* begin *

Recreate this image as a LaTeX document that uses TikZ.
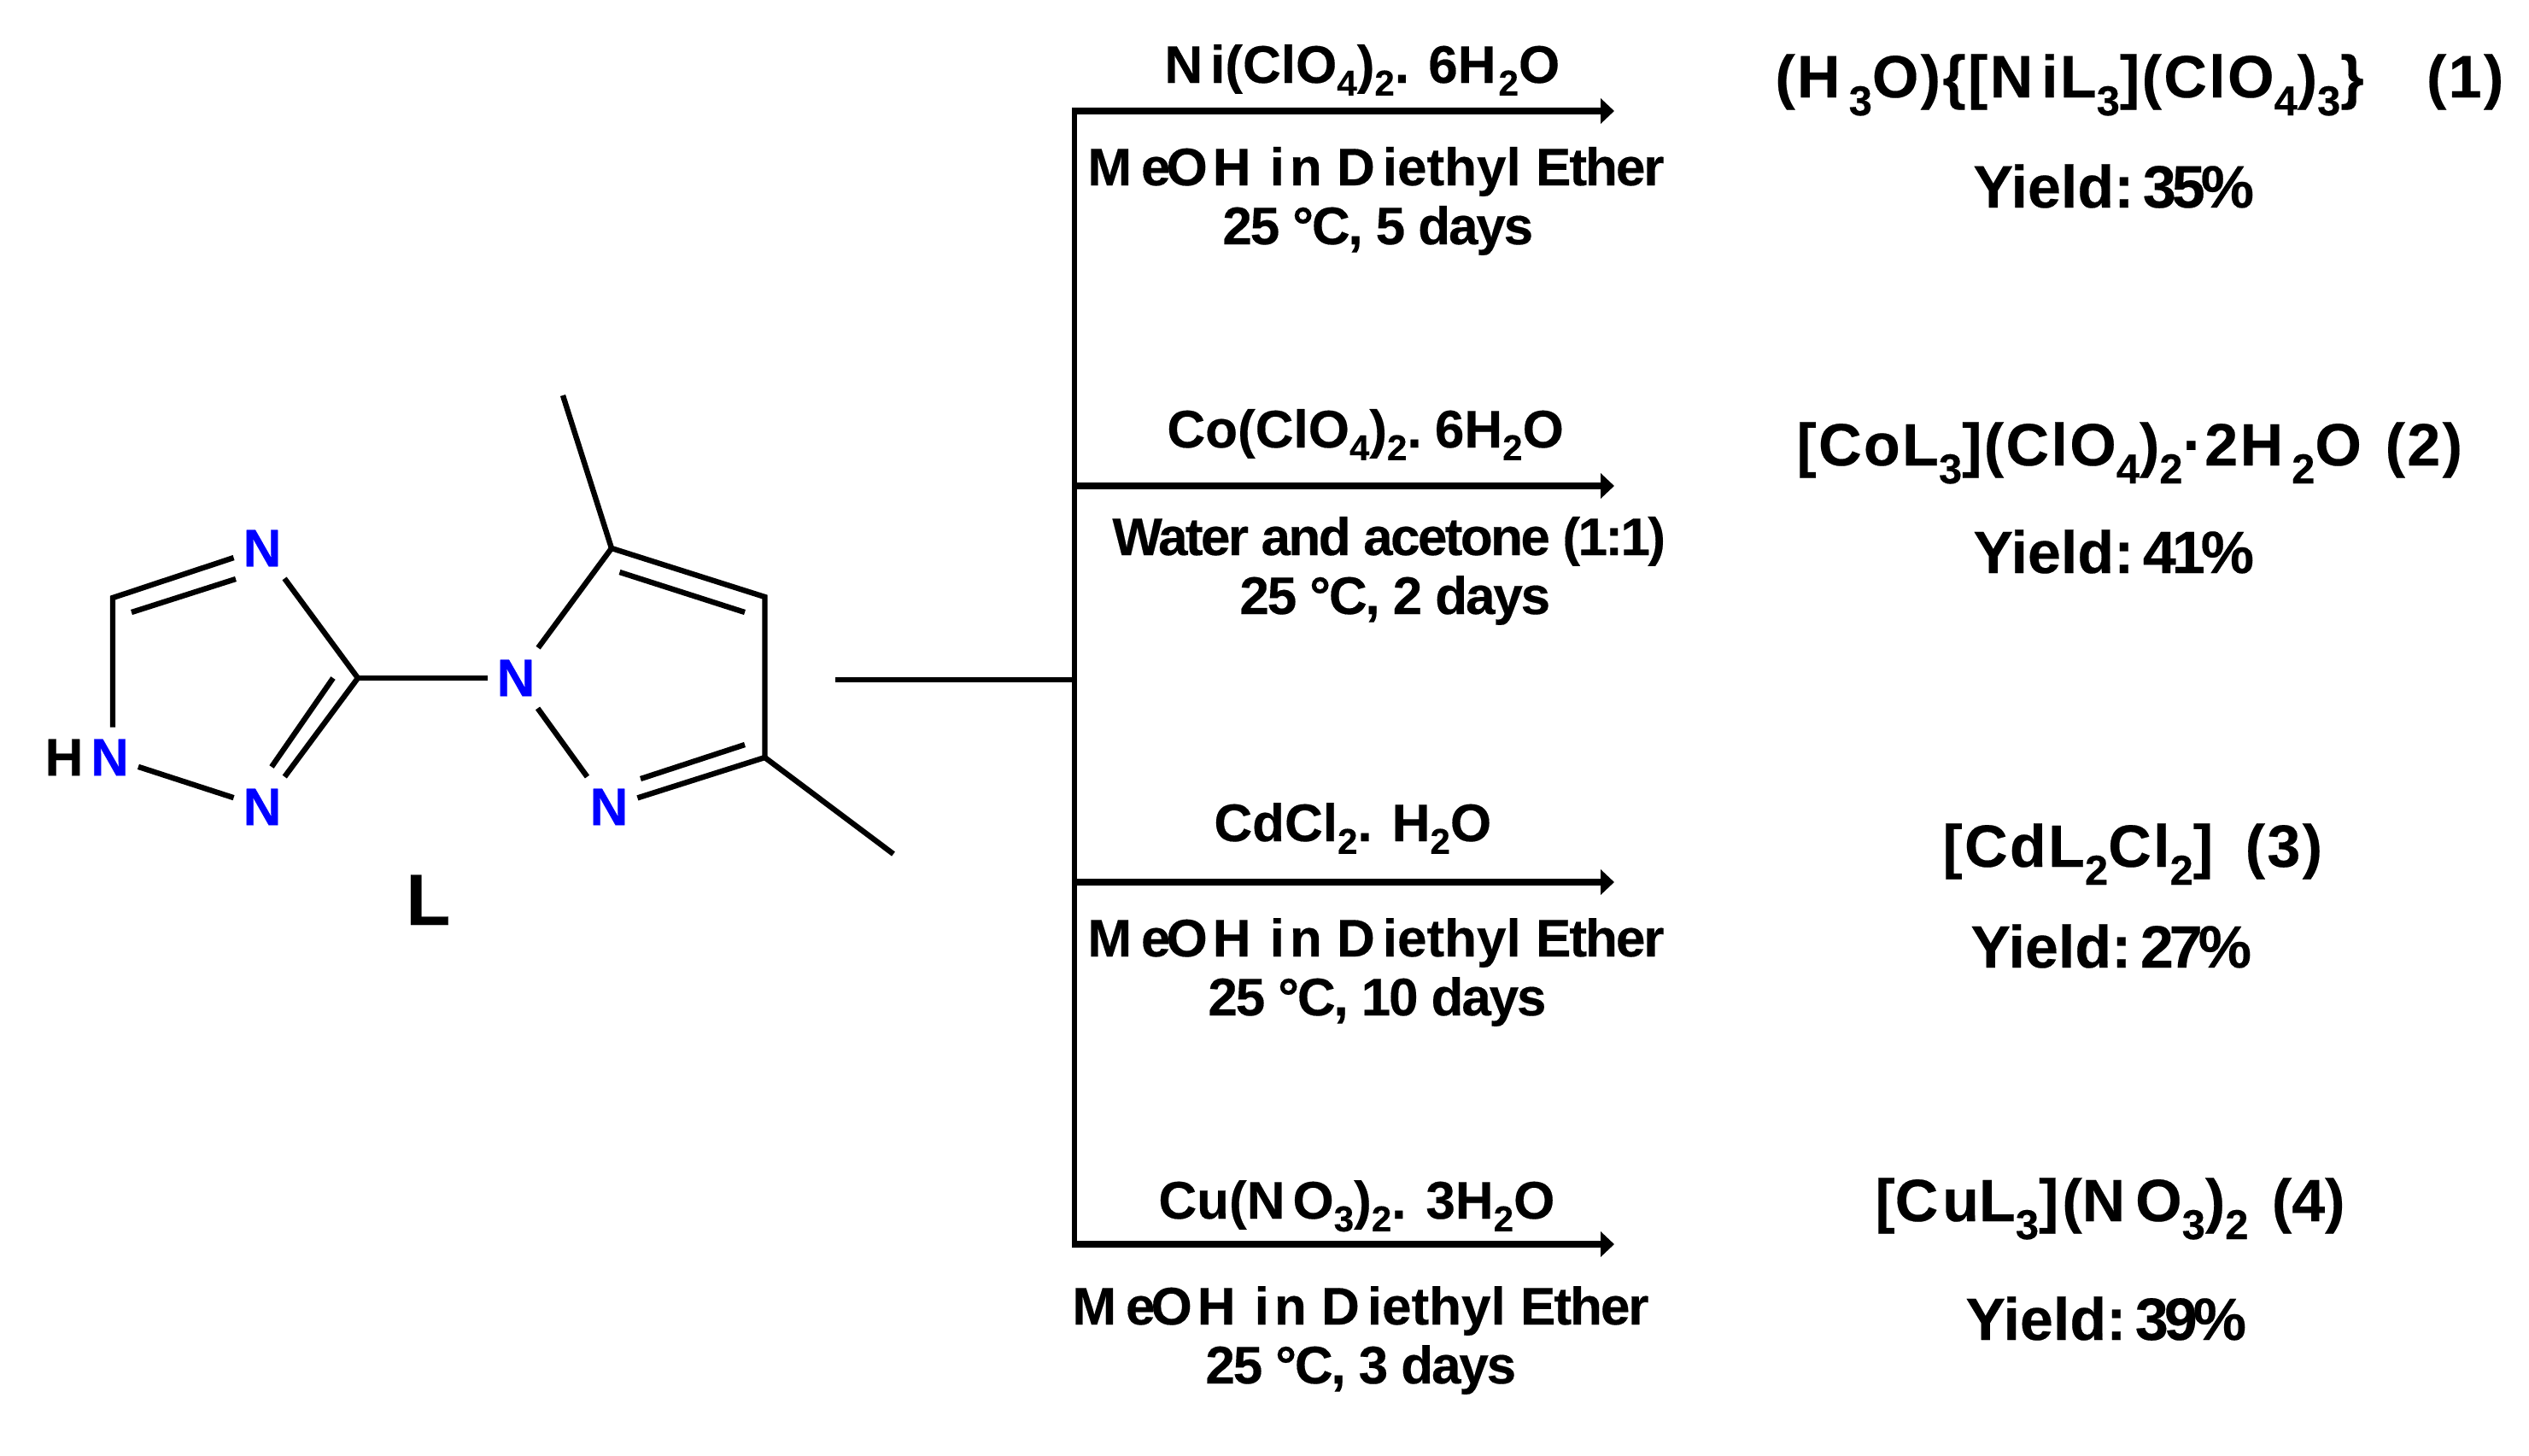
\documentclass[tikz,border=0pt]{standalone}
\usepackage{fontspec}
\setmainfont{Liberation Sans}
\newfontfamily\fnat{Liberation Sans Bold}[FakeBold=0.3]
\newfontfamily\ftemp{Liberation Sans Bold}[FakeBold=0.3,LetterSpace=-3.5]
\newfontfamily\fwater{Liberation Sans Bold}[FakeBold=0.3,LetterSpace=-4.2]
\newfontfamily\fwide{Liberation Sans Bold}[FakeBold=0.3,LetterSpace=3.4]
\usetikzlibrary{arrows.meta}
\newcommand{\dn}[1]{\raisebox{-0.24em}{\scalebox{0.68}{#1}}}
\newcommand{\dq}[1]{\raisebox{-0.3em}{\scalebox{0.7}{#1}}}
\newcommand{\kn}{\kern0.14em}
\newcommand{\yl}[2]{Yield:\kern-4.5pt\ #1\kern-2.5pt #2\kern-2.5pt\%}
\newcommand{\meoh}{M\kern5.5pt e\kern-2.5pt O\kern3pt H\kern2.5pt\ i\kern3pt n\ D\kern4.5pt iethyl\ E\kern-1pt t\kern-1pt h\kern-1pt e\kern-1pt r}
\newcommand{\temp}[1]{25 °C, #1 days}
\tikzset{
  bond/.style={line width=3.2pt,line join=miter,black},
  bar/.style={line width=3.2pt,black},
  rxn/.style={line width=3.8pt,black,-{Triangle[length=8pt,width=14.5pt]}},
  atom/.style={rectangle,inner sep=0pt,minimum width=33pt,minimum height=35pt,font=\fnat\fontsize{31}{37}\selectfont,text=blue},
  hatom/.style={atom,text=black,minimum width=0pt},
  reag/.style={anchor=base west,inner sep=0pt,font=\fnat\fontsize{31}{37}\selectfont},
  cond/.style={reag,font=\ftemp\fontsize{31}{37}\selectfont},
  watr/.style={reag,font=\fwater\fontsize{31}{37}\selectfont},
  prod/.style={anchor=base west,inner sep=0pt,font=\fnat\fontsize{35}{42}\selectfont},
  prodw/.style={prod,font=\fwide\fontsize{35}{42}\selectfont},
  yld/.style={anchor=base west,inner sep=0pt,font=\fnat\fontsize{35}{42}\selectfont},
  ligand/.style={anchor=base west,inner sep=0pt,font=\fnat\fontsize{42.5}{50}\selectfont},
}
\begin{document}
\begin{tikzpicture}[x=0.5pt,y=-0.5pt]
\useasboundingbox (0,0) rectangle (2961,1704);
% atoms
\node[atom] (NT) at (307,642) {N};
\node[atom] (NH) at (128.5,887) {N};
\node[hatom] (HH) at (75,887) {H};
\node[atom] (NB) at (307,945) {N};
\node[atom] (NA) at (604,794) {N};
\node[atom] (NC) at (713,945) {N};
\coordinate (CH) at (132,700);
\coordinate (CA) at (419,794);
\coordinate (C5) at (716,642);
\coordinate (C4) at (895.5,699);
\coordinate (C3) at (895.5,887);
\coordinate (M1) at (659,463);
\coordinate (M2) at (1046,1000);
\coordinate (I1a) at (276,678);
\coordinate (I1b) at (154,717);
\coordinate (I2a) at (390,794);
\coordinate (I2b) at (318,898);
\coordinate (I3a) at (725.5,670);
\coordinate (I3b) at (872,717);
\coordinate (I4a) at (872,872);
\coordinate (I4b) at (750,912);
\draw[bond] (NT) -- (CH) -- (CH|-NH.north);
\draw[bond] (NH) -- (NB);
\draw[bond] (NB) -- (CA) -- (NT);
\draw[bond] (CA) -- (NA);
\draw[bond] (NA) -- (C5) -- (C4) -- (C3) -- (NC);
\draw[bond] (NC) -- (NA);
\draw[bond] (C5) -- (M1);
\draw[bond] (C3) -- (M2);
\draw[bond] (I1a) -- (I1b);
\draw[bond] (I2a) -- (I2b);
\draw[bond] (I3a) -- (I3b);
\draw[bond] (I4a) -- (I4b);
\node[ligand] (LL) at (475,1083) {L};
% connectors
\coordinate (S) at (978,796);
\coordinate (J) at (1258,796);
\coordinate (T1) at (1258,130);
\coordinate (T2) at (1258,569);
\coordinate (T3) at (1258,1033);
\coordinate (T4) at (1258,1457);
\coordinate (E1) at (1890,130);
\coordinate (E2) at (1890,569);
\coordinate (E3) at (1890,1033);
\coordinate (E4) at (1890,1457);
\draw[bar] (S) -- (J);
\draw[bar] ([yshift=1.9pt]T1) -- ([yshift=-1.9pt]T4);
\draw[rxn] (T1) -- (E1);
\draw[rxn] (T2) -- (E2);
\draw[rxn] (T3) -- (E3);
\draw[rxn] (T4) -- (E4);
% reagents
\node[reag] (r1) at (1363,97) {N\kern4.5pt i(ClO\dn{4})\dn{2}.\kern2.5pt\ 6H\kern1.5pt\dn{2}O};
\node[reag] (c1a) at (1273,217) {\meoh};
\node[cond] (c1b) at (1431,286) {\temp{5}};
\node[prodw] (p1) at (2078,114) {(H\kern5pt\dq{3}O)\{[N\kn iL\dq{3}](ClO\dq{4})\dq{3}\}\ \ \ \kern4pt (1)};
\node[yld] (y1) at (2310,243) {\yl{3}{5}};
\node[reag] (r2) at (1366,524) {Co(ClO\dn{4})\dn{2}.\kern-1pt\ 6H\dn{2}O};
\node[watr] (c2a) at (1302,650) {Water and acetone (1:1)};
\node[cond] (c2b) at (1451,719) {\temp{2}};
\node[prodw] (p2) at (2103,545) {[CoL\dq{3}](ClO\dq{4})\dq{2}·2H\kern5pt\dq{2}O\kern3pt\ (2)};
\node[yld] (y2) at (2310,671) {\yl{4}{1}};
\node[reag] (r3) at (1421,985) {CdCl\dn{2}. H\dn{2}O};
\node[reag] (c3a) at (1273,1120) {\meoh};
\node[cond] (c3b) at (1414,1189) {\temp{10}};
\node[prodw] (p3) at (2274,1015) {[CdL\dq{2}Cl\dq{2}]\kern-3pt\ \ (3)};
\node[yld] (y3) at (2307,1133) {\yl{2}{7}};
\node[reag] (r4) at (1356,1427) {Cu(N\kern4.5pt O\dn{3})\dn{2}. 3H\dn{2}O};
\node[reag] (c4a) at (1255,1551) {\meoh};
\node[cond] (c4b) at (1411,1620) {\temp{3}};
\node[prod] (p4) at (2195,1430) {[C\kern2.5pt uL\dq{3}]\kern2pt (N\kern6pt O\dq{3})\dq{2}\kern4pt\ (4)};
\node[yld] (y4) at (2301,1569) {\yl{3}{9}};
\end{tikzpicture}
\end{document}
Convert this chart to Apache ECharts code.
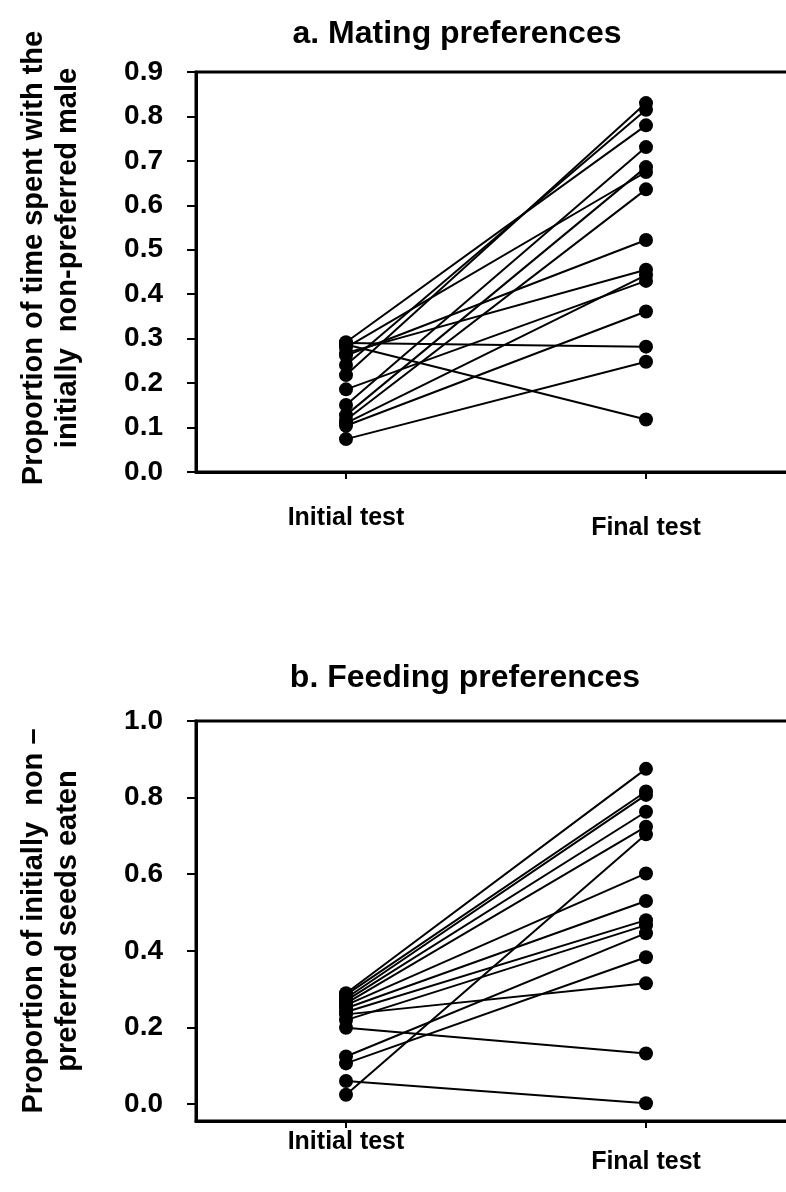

* end *

■ What is needed: Take every line from the data that contains the word "this".

■ In response:
Recreate this image as a LaTeX document that uses TikZ.
Convert this chart to Apache ECharts code.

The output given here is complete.